We generate a large number of reports here, and often end users will be looking at dates in particular. I just about been able to ascertain that regardless of what date it is, Excel always uses the MM/DD/YYYY format.

Access and the associated VBA we generate for it is proving less reliable however. Towards the end of last month it was very happy accepting dates in DD/MM/YYYY format (presumably because you can't have the 11th of the 30th month in 2011). However now its switched around, and is treating dates as MM/DD/YYYY - so today's date (8 Dec 2011) is actually being treated as 12 Aug 2011.

I've tried using format to structure the date this way, but Access/VBA still sporadically treats in reverse anyway, and changes it back to the other format - there seems to be no consistency to it! I've even tried using DateSerial and it still gets it wrong.

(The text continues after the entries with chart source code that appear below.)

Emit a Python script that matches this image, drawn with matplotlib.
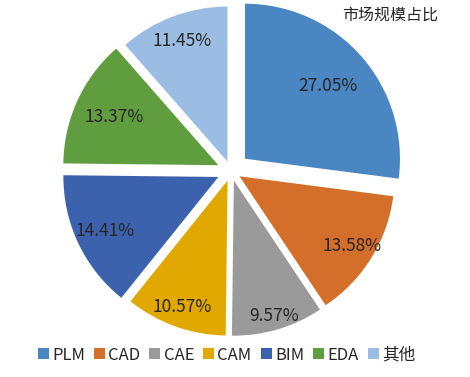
import numpy as np
import matplotlib
matplotlib.use("Agg")
import matplotlib.pyplot as plt

plt.rcParams['font.family'] = ['Noto Sans CJK SC', 'DejaVu Sans']

categories = ["PLM", "CAD", "CAE", "CAM", "BIM", "EDA", "其他"]
shares = [27.05, 13.58, 9.57, 10.57, 14.41, 13.37, 11.45]
colors = ["#4A86C1", "#D46E2B", "#9A9A9A", "#E0A800", "#3D62AD", "#609D3F", "#9CBDE3"]
explode = [0.12, 0.065, 0.065, 0.065, 0.09, 0.09, 0.065]
label_dist = [0.71, 0.85, 0.91, 0.87, 0.81, 0.74, 0.83]

fig = plt.figure(figsize=(4.7, 3.77), dpi=100)
ax = fig.add_axes([0, 0, 1, 1])

wedges, _ = ax.pie(shares, colors=colors, explode=explode, startangle=90,
                   counterclock=False, radius=1.0,
                   wedgeprops=dict(linewidth=0))

for w, v, d in zip(wedges, shares, label_dist):
    mid = np.deg2rad((w.theta1 + w.theta2) / 2)
    cx, cy = w.center
    ax.text(cx + d * np.cos(mid), cy + d * np.sin(mid), f"{v:.2f}%",
            ha="center", va="center", fontsize=12.5, color="#262626")

# map pie centre to pixel (231, 171) with 155 px per unit
s = 155.0
ax.set_xlim(-231 / s, (470 - 231) / s)
ax.set_ylim(-(377 - 171) / s, 171 / s)
ax.set_aspect('auto')
ax.axis('off')

fig.text(390 / 470, 1 - 15 / 377, "市场规模占比", ha="center", va="center",
         fontsize=11.5, color="#262626")

leg = fig.legend(wedges, categories, loc="center", bbox_to_anchor=(0.482, 22 / 377),
                 ncol=7, frameon=False, fontsize=12, handlelength=0.65,
                 handleheight=0.65, handletextpad=0.2, columnspacing=0.55,
                 borderpad=0, labelcolor="#262626")

fig.savefig("out.png", dpi=100)
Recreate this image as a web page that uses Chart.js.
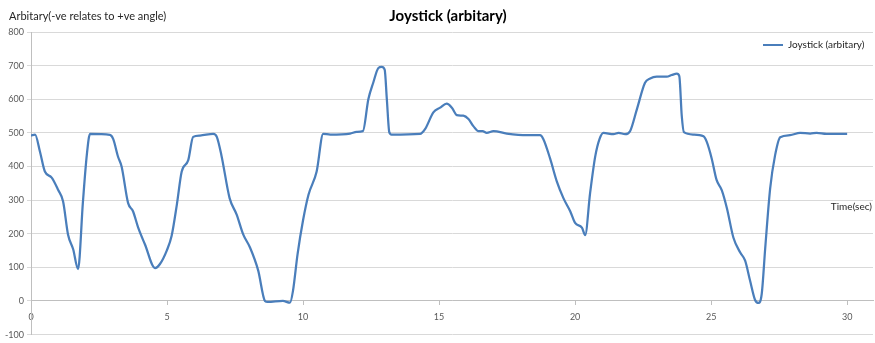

I'm slowly going insane - is there a better way/different approach I can take to using dates? I know dates are stored as a number, can I use that format instead to make it more reliable?
 
Extremely helpful thank you, didn't realise it was the Windows regional settings impacting on the problem.
 
It is unfortunate that Access will second guess an invalid date and reverse it. It just makes the problem worse. Much better that it would reject the invalid date.

Native JET/ACE SQL date format is mm/dd/yyyy but it will accept yyyy/mm/dd too.

However it is worth noting that even the forward slash is not what you think. It is not a literal slash but a placeholder for the regional date separator.

The ultimate way to format a date for Jet/ACE SQL from all regions is:
Code:
Format({expression}, "\#mm\/dd\/yyyy\#")

The backslash is the literal escape that ensures the separator is actually the backslash that JET/ACE will undertand regardless of the regional separator.

If you want to include Time:
Code:
Format({expression}, "\#mm\/dd\/yyyy hh\:nn\:ss\#")
 
Access will "eat" unambiguous dates like yyyy/mm/dd or dd/mmm/yyyy.

Ad the issue is not the locale setting as such, because Access does the proper translation internally, when needed.

The issue bites you when you yourself go from date to string representation or vice versa, eg in a contructed SQL statement, where the string representation of the date needs to be formatted as Galaxiom outlined.